Domestic Disturbance is a ceramics installation by former Nelson, and now United States, based artist Caroline Earley. It is a response, in part, to Earley's return to the United States after sixteen years in New Zealand.
Established in the vessel tradition, Earley's practice incorporates hand, wheel and industrial approaches. Drawing on her interests in science, politics and cultural issues, Domestic Disturbance presents a monochromatic installation of distorted ceramic domestic ware; a table covered with uncanny bulbous and contorted forms, all in pristine white. These ceramic volumes are enclosed and non-functional, expressing some of the nature of Earley's disquiet and discomfort with American domestic politics.
Earley states, "Domestic Disturbance engages the traditional form of the ceramic table setting to ‘set an uncanny table' for an unexpected experience. Form, appendage and surface elements come together in ways that reference domestic ware, but serve up a meal of warped, unusable forms and enclosed volumes, which fold back on themselves and push against the confines of their contained space.
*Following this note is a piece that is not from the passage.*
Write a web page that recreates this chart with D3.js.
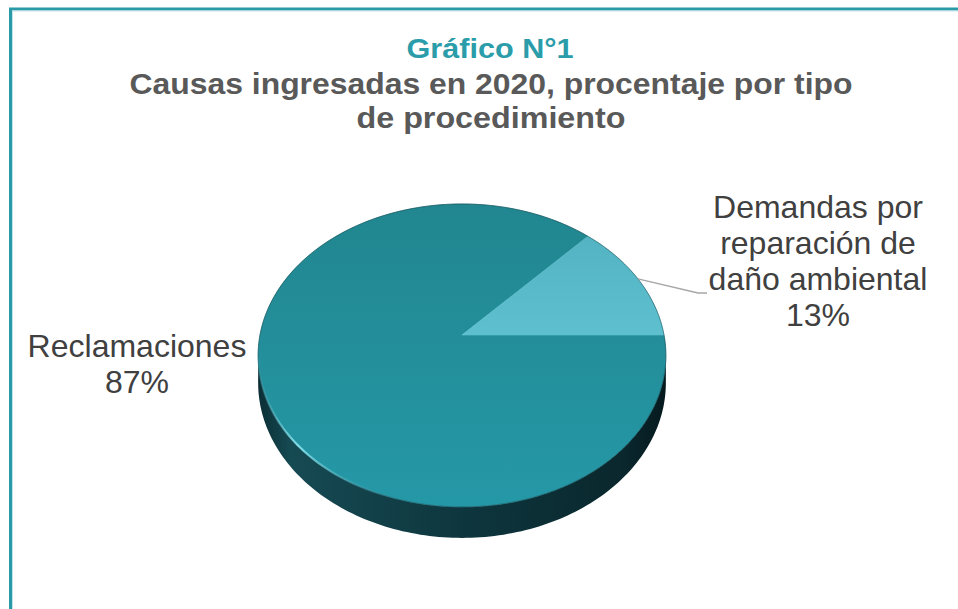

"The work is based, in part, on how my perceptions of self have been altered by a recent move back to the United States after sixteen years living in New Zealand. It is informed by the multitude of strange moments I have encountered, feeling like an immigrant in my own country. The territory triggers memory, yet is altogether unfamiliar. It also feeds on the dysfunctional domestic politics of the US, where very little makes sense in a system that has become bloated and misshapen. Extreme distortions have replaced what once at least passed for truth."
Caroline Earley is currently Assistant Professor of Art - Ceramics at Boise State University, Idaho, USA. From 2005 - 2010 she was a lecturer in visual arts at the Nelson Marlborough Institute of Technology (NMIT). She has a BFA in ceramics from Ohio University (Summa Cum Laude) and an MFA in ceramics from the University of Wisconsin. Domestic Disturbance was exhibited at The Suter Art Gallery, Nelson in 2011.